--- Begin ---
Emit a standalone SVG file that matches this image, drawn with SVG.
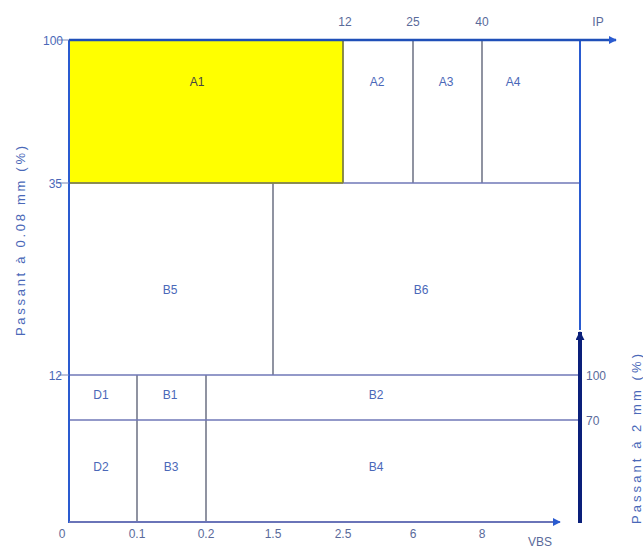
<svg xmlns="http://www.w3.org/2000/svg" width="643" height="551" viewBox="0 0 643 551">
<style>
text{font-family:"Liberation Sans",Arial,sans-serif;font-size:12px;fill:#4a68b8}
.lab{text-anchor:middle}
.ax{stroke:#2a5bd0;stroke-width:2;fill:none}
.grid{stroke:#555a70;stroke-width:1.3;fill:none}
.hgrid{stroke:#7078b8;stroke-width:1.5;fill:none}
.tick{text-anchor:middle;fill:#5a6a9a}
</style>
<defs>
<marker id="arr" viewBox="0 0 10 10" refX="9" refY="5" markerWidth="8" markerHeight="8" markerUnits="userSpaceOnUse" orient="auto"><path d="M0,0 L10,5 L0,10 z" fill="#2a5bd0"/></marker>
<marker id="arrn" viewBox="0 0 10 10" refX="9" refY="5" markerWidth="9" markerHeight="9" markerUnits="userSpaceOnUse" orient="auto"><path d="M0,0 L10,5 L0,10 z" fill="#0a1f7a"/></marker>
</defs>
<rect width="643" height="551" fill="#fff"/>
<g id="A1"><rect x="69" y="40" width="274" height="143" fill="#ffff00"/><text x="197" y="86" class="lab" style="fill:#444">A1</text></g>
<g id="A2"><text x="377" y="86" class="lab">A2</text></g>
<g id="A3"><text x="446" y="86" class="lab">A3</text></g>
<g id="A4"><text x="513" y="86" class="lab">A4</text></g>
<g id="B5"><text x="170" y="294" class="lab">B5</text></g>
<g id="B6"><text x="421" y="294" class="lab">B6</text></g>
<g id="D1"><text x="101" y="399" class="lab">D1</text></g>
<g id="B1"><text x="170" y="399" class="lab">B1</text></g>
<g id="B2"><text x="376" y="399" class="lab">B2</text></g>
<g id="D2"><text x="101" y="471" class="lab">D2</text></g>
<g id="B3"><text x="171" y="471" class="lab">B3</text></g>
<g id="B4"><text x="376" y="471" class="lab">B4</text></g>
<g id="connectors">
<path class="grid" d="M343 40V183M413 40V183M482 40V183M273 183V375M137 375V522M206 375V522"/>
<path class="hgrid" d="M69 183H580M69 375H580M69 420H580"/>
<path d="M343 40V183" stroke="#8a8a30" stroke-width="1.3"/>
<path d="M69 183H343" stroke="#8a8a30" stroke-width="1.3"/>
<path class="ax" d="M580 40V330"/>
<path class="ax" d="M69 523V40"/>
<path d="M69 40H616" stroke="#1f4fb8" stroke-width="2.5" fill="none" marker-end="url(#arr)"/>
<path d="M69 522H560" stroke="#6a74b8" stroke-width="1.8" fill="none" marker-end="url(#arr)"/>
<path d="M580 523V332" stroke="#0a1f7a" stroke-width="4" fill="none" marker-end="url(#arrn)"/>
<path d="M58 40H69M58 183H69M58 375H69" stroke="#7a88b8" stroke-width="1.2"/>
</g>
<g id="axis-labels">
<text x="63" y="45" style="text-anchor:end">100</text>
<text x="62" y="188" style="text-anchor:end">35</text>
<text x="62" y="380" style="text-anchor:end">12</text>
<text x="62" y="538" class="tick">0</text>
<text x="137" y="538" class="tick">0.1</text>
<text x="206" y="538" class="tick">0.2</text>
<text x="273" y="538" class="tick">1.5</text>
<text x="343" y="538" class="tick">2.5</text>
<text x="413" y="538" class="tick">6</text>
<text x="482" y="538" class="tick">8</text>
<text x="540" y="546" class="tick">VBS</text>
<text x="345" y="26" class="tick">12</text>
<text x="413" y="26" class="tick">25</text>
<text x="482" y="26" class="tick">40</text>
<text x="598" y="26" class="tick">IP</text>
<text x="586" y="380" style="fill:#5a6a9a">100</text>
<text x="586" y="425" style="fill:#5a6a9a">70</text>
<text transform="translate(25,241) rotate(-90)" class="lab" style="font-size:13px" textLength="190" lengthAdjust="spacing">Passant à 0.08 mm (%)</text>
<text transform="translate(641,439) rotate(-90)" class="lab" style="font-size:13px" textLength="170" lengthAdjust="spacing">Passant à 2 mm (%)</text>
</g>
</svg>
--- End ---
Set the pictures aside and transcribe the data above exactly.

* **OUTPUT FOR THIS EXERCISE**:
Emit a standalone SVG file that matches this image, drawn with SVG.
<svg xmlns="http://www.w3.org/2000/svg" width="643" height="551" viewBox="0 0 643 551">
<style>
text{font-family:"Liberation Sans",Arial,sans-serif;font-size:12px;fill:#4a68b8}
.lab{text-anchor:middle}
.ax{stroke:#2a5bd0;stroke-width:2;fill:none}
.grid{stroke:#555a70;stroke-width:1.3;fill:none}
.hgrid{stroke:#7078b8;stroke-width:1.5;fill:none}
.tick{text-anchor:middle;fill:#5a6a9a}
</style>
<defs>
<marker id="arr" viewBox="0 0 10 10" refX="9" refY="5" markerWidth="8" markerHeight="8" markerUnits="userSpaceOnUse" orient="auto"><path d="M0,0 L10,5 L0,10 z" fill="#2a5bd0"/></marker>
<marker id="arrn" viewBox="0 0 10 10" refX="9" refY="5" markerWidth="9" markerHeight="9" markerUnits="userSpaceOnUse" orient="auto"><path d="M0,0 L10,5 L0,10 z" fill="#0a1f7a"/></marker>
</defs>
<rect width="643" height="551" fill="#fff"/>
<g id="A1"><rect x="69" y="40" width="274" height="143" fill="#ffff00"/><text x="197" y="86" class="lab" style="fill:#444">A1</text></g>
<g id="A2"><text x="377" y="86" class="lab">A2</text></g>
<g id="A3"><text x="446" y="86" class="lab">A3</text></g>
<g id="A4"><text x="513" y="86" class="lab">A4</text></g>
<g id="B5"><text x="170" y="294" class="lab">B5</text></g>
<g id="B6"><text x="421" y="294" class="lab">B6</text></g>
<g id="D1"><text x="101" y="399" class="lab">D1</text></g>
<g id="B1"><text x="170" y="399" class="lab">B1</text></g>
<g id="B2"><text x="376" y="399" class="lab">B2</text></g>
<g id="D2"><text x="101" y="471" class="lab">D2</text></g>
<g id="B3"><text x="171" y="471" class="lab">B3</text></g>
<g id="B4"><text x="376" y="471" class="lab">B4</text></g>
<g id="connectors">
<path class="grid" d="M343 40V183M413 40V183M482 40V183M273 183V375M137 375V522M206 375V522"/>
<path class="hgrid" d="M69 183H580M69 375H580M69 420H580"/>
<path d="M343 40V183" stroke="#8a8a30" stroke-width="1.3"/>
<path d="M69 183H343" stroke="#8a8a30" stroke-width="1.3"/>
<path class="ax" d="M580 40V330"/>
<path class="ax" d="M69 523V40"/>
<path d="M69 40H616" stroke="#1f4fb8" stroke-width="2.5" fill="none" marker-end="url(#arr)"/>
<path d="M69 522H560" stroke="#6a74b8" stroke-width="1.8" fill="none" marker-end="url(#arr)"/>
<path d="M580 523V332" stroke="#0a1f7a" stroke-width="4" fill="none" marker-end="url(#arrn)"/>
<path d="M58 40H69M58 183H69M58 375H69" stroke="#7a88b8" stroke-width="1.2"/>
</g>
<g id="axis-labels">
<text x="63" y="45" style="text-anchor:end">100</text>
<text x="62" y="188" style="text-anchor:end">35</text>
<text x="62" y="380" style="text-anchor:end">12</text>
<text x="62" y="538" class="tick">0</text>
<text x="137" y="538" class="tick">0.1</text>
<text x="206" y="538" class="tick">0.2</text>
<text x="273" y="538" class="tick">1.5</text>
<text x="343" y="538" class="tick">2.5</text>
<text x="413" y="538" class="tick">6</text>
<text x="482" y="538" class="tick">8</text>
<text x="540" y="546" class="tick">VBS</text>
<text x="345" y="26" class="tick">12</text>
<text x="413" y="26" class="tick">25</text>
<text x="482" y="26" class="tick">40</text>
<text x="598" y="26" class="tick">IP</text>
<text x="586" y="380" style="fill:#5a6a9a">100</text>
<text x="586" y="425" style="fill:#5a6a9a">70</text>
<text transform="translate(25,241) rotate(-90)" class="lab" style="font-size:13px" textLength="190" lengthAdjust="spacing">Passant à 0.08 mm (%)</text>
<text transform="translate(641,439) rotate(-90)" class="lab" style="font-size:13px" textLength="170" lengthAdjust="spacing">Passant à 2 mm (%)</text>
</g>
</svg>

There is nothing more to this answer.